Activists across the country have pushed for a $15 minimum wage, and organizers Monday said Oak Park should set an example for the rest of the Chicago metropolitan area.
Anthony Kemp, a cook at KFC in Oak Park, told the crowd that gathered in front of the McDonald's across the street from village hall that his hourly wage of $8.25 "just isn't good enough."
"Now is the time to get our fair dues," Kemp said, noting that New York state, San Francisco, Seattle and Los Angeles have instituted a $15-an-hour minimum wage.
Following the rally, activists moved to village hall to ask the board of trustees to approve a proposed ordinance that would institute what they say is a living wage.
Oak Park economist Ron Baiman noted that 60 percent of the village voted in favor of increasing the minimum wage in an advisory referendum in 2008, but trustees did not support the change.
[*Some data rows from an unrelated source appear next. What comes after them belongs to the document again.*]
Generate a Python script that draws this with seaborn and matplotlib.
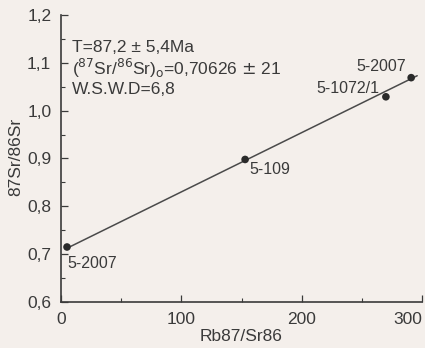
import numpy as np
import pandas as pd
import matplotlib
matplotlib.use("Agg")
import matplotlib.pyplot as plt
import seaborn as sns

# ---- data ----
samples = ["5-2007", "5-109", "5-1072/1", "5-2007"]
rb_sr = [5, 153, 270, 291]
sr_sr = [0.715, 0.898, 1.029, 1.069]
age_ma = 87.2
sr_initial = 0.70626
decay_const = 1.42e-11
line_x = [5, 296]
x_ticks = [0, 100, 200, 300]
x_ticklabels = ["0", "100", "200", "300"]
y_ticks = [0.6, 0.7, 0.8, 0.9, 1.0, 1.1, 1.2]
y_ticklabels = ["0,6", "0,7", "0,8", "0,9", "1,0", "1,1", "1,2"]

sns.set_theme(style="ticks")
plt.rcParams['font.family'] = ['Liberation Sans', 'DejaVu Sans']
bg = "#f4efeb"
ink = "#3a3a3a"

fig = plt.figure(figsize=(4.25, 3.48), dpi=100, facecolor=bg)
ax = fig.add_axes([61/425, 1-302/348, (422-61)/425, (302-15)/348])
ax.set_facecolor(bg)

df = pd.DataFrame({"x": rb_sr, "y": sr_sr, "name": samples})
slope = np.exp(decay_const * age_ma * 1e6) - 1
ldf = pd.DataFrame({"x": line_x, "y": [sr_initial + slope * v for v in line_x]})
sns.lineplot(data=ldf, x="x", y="y", ax=ax, color="#4a4a4a", lw=1.1)
sns.scatterplot(data=df, x="x", y="y", ax=ax, color="#2a2a2a", s=30,
                edgecolor="none", zorder=5)

ax.set_xlim(0, 300)
ax.set_ylim(0.6, 1.2)
ax.set_xticks(x_ticks)
ax.set_xticklabels(x_ticklabels)
ax.set_yticks(y_ticks)
ax.set_yticklabels(y_ticklabels)
ax.set_xticks([50, 150, 250], minor=True)
ax.set_yticks([0.65, 0.75, 0.85, 0.95, 1.05, 1.15], minor=True)
ax.tick_params(axis="both", which="major", direction="in", length=5,
               width=0.9, color=ink, labelsize=12.5, labelcolor=ink, pad=7)
ax.tick_params(axis="both", which="minor", direction="in", length=3,
               width=0.8, color=ink)
for lab in ax.get_xticklabels():
    if lab.get_text() == "300":
        lab.set_horizontalalignment("right")
for s in ["top", "right"]:
    ax.spines[s].set_visible(False)
for s in ["left", "bottom"]:
    ax.spines[s].set_color(ink)
    ax.spines[s].set_linewidth(1.2)

ax.set_xlabel("Rb87/Sr86", fontsize=12.5, color=ink)
ax.set_ylabel("87Sr/86Sr", fontsize=12.5, color=ink)
ax.xaxis.set_label_coords((241-61)/361, -(329-302)/287)
ax.yaxis.set_label_coords(-(61-23)/361, 1-(157-15)/287)

# sample labels
offsets = [(0, -12), (3, -7), (-5, 6), (-4, 8)]
has = ["left", "left", "right", "right"]
for (nx, ny), ha, n, x, y in zip(offsets, has, samples, rb_sr, sr_sr):
    ax.annotate(n, (x, y), xytext=(nx, ny), textcoords="offset points",
                ha=ha, va="center", fontsize=11.5, color=ink)

txt_kw = dict(transform=ax.transAxes, fontsize=12.5, color=ink, ha="left", va="center")
ax.text(0.03, 1-(48-15)/287, "T=87,2 \u00b1 5,4Ma", **txt_kw)
ax.text(0.03, 1-(68-15)/287, r"($^{87}$Sr/$^{86}$Sr)$_{\mathrm{o}}$=0,70626 $\pm$ 21", **txt_kw)
ax.text(0.03, 1-(89-15)/287, "W.S.W.D=6,8", **txt_kw)

fig.savefig("out.png", dpi=100, facecolor=bg)
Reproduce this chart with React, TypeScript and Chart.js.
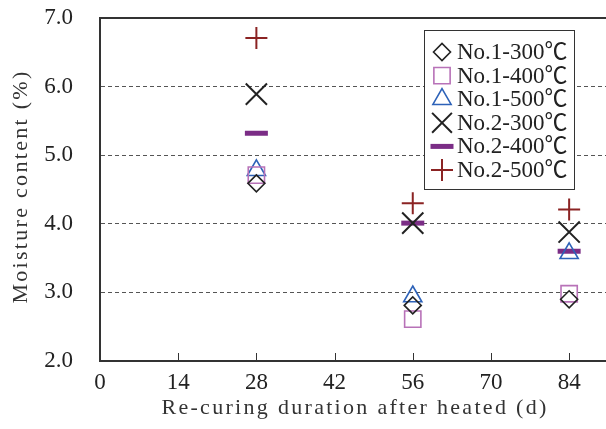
import React, { useEffect, useRef } from "react";
import { Chart, registerables } from "chart.js";
import { drawPoint } from "chart.js/helpers";

Chart.register(...registerables);

const days = [28, 56, 84];
const xTicks = [0, 14, 28, 42, 56, 70, 84];
const yTicks = [2, 3, 4, 5, 6, 7];

const no1_300 = [4.59, 2.81, 2.9];
const no1_400 = [4.71, 2.61, 2.98];
const no1_500 = [4.78, 2.94, 3.57];
const no2_300 = [5.89, 4.01, 3.88];
const no2_400 = [5.32, 4.01, 3.6];
const no2_500 = [6.71, 4.3, 4.21];

const xTitle = "Re-curing duration after heated (d)";
const yTitle = "Moisture content (%)";

const seriesNames = [
  "No.1-300℃",
  "No.1-400℃",
  "No.1-500℃",
  "No.2-300℃",
  "No.2-400℃",
  "No.2-500℃",
];
const seriesValues = [no1_300, no1_400, no1_500, no2_300, no2_400, no2_500];
const seriesStyles = [
  { pointStyle: "rectRot", radius: 8.5, color: "#222222", width: 1.6 },
  { pointStyle: "rect", radius: 11.5, color: "#b872b8", width: 1.6 },
  { pointStyle: "triangle", radius: 10.5, color: "#2d62b8", width: 1.6 },
  { pointStyle: "crossRot", radius: 15, color: "#222222", width: 2 },
  { pointStyle: "line", radius: 11.5, color: "#7b2d86", width: 5 },
  { pointStyle: "cross", radius: 11, color: "#8b2323", width: 2 },
];

const serif = "'Liberation Serif', 'Noto Sans CJK JP', serif";

const zeroPad = (s: any) => {
  s.paddingTop = 0;
  s.paddingBottom = 0;
  s.paddingLeft = 0;
  s.paddingRight = 0;
};

const decorPlugin = {
  id: "decor",
  beforeDatasetsDraw(chart: any) {
    const { ctx, chartArea } = chart;
    const xs = chart.scales.x;
    ctx.save();
    ctx.strokeStyle = "#333333";
    ctx.lineWidth = 1;
    xTicks.forEach((t) => {
      if (t === 0) return;
      const px = Math.round(xs.getPixelForValue(t)) + 0.5;
      ctx.beginPath();
      ctx.moveTo(px, chartArea.bottom);
      ctx.lineTo(px, chartArea.bottom - 8);
      ctx.stroke();
    });
    ctx.lineWidth = 2;
    ctx.beginPath();
    ctx.moveTo(chartArea.left - 1, chartArea.top);
    ctx.lineTo(chartArea.right, chartArea.top);
    ctx.stroke();
    ctx.restore();
  },
  afterDraw(chart: any) {
    const { ctx, chartArea } = chart;
    // axis titles
    ctx.save();
    ctx.fillStyle = "#333333";
    ctx.font = `22px ${serif}`;
    (ctx as any).letterSpacing = "2.3px";
    ctx.textAlign = "center";
    ctx.textBaseline = "middle";
    ctx.fillText(xTitle, (chartArea.left + chartArea.right) / 2 + 2, 408);
    ctx.translate(21, (chartArea.top + chartArea.bottom) / 2 - 3);
    ctx.rotate(-Math.PI / 2);
    ctx.fillText(yTitle, 0, 0);
    ctx.restore();

    // legend
    const bx = 424,
      by = 30,
      bw = 150,
      bh = 159;
    ctx.save();
    ctx.fillStyle = "#ffffff";
    ctx.fillRect(bx, by, bw, bh);
    ctx.strokeStyle = "#333333";
    ctx.lineWidth = 1;
    ctx.strokeRect(bx + 0.5, by + 0.5, bw, bh);
    const rowH = 23.6;
    const y0 = 52;
    ctx.font = `23px ${serif}`;
    ctx.textBaseline = "middle";
    ctx.textAlign = "left";
    seriesNames.forEach((name, i) => {
      const st = seriesStyles[i];
      const cy = y0 + i * rowH;
      ctx.save();
      ctx.strokeStyle = st.color;
      ctx.fillStyle = st.pointStyle === "line" ? st.color : "rgba(0,0,0,0)";
      ctx.lineWidth = st.width;
      drawPoint(
        ctx,
        {
          pointStyle: st.pointStyle,
          rotation: 0,
          radius: st.pointStyle === "crossRot" ? 14 : st.radius,
          borderWidth: st.width,
        } as any,
        442,
        cy
      );
      ctx.restore();
      ctx.fillStyle = "#222222";
      ctx.fillText(name, 457, cy + 1);
    });
    ctx.restore();
  },
};

export default function App() {
  const ref = useRef<HTMLCanvasElement | null>(null);
  useEffect(() => {
    if (!ref.current) return;
    const chart = new Chart(ref.current, {
      type: "scatter",
      data: {
        datasets: seriesNames.map((name, i) => ({
          label: name,
          data: days.map((d, j) => ({ x: d, y: seriesValues[i][j] })),
          pointStyle: seriesStyles[i].pointStyle as any,
          pointRadius: seriesStyles[i].radius,
          pointHoverRadius: seriesStyles[i].radius,
          borderColor: seriesStyles[i].color,
          backgroundColor: "rgba(0,0,0,0)",
          pointBorderWidth: seriesStyles[i].width,
          borderWidth: seriesStyles[i].width,
        })),
      },
      options: {
        animation: false,
        responsive: false,
        layout: { autoPadding: false, padding: { top: 18, right: 0, left: 0, bottom: 0 } },
        plugins: { legend: { display: false }, tooltip: { enabled: false } },
        scales: {
          x: {
            type: "linear",
            min: 0,
            max: 90.6,
            afterFit: (s: any) => {
              s.height = 68;
              zeroPad(s);
            },
            afterBuildTicks: (s: any) => {
              s.ticks = xTicks.map((v) => ({ value: v }));
            },
            ticks: {
              font: { family: serif, size: 23 },
              color: "#222222",
              padding: 8,
              maxRotation: 0,
              autoSkip: false,
            },
            grid: { display: false, drawTicks: false },
            border: { display: true, color: "#333333", width: 2 },
          },
          y: {
            type: "linear",
            min: 2,
            max: 7,
            afterFit: (s: any) => {
              s.width = 100;
              zeroPad(s);
            },
            afterBuildTicks: (s: any) => {
              s.ticks = yTicks.map((v) => ({ value: v }));
            },
            ticks: {
              font: { family: serif, size: 23 },
              color: "#222222",
              padding: 27,
              callback: (v: any) => Number(v).toFixed(1),
            },
            grid: {
              drawTicks: false,
              lineWidth: 1,
              color: (c: any) =>
                c.tick && (c.tick.value === 2 || c.tick.value === 7)
                  ? "rgba(0,0,0,0)"
                  : "#555555",
            },
            border: { display: true, color: "#333333", width: 2, dash: [4, 3] },
          },
        },
      },
      plugins: [decorPlugin],
    });
    return () => chart.destroy();
  }, []);
  return (
    <div style={{ position: "fixed", left: 0, top: 0, width: 606, height: 429, background: "#fff" }}>
      <canvas ref={ref} width={606} height={429} />
    </div>
  );
}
He criticized the village for handing out a $1.5 million subsidy to entice Pete's Fresh Market grocery store to open recently in the village, while the store pays some of its employees less than the $15-an-hour wage activists seek.
"This is a moral tragedy," he said.
Activists encouraged participants to join them in Chicago on Nov. 10 for a Fight for $15 rally that aims to attract 10,000 people.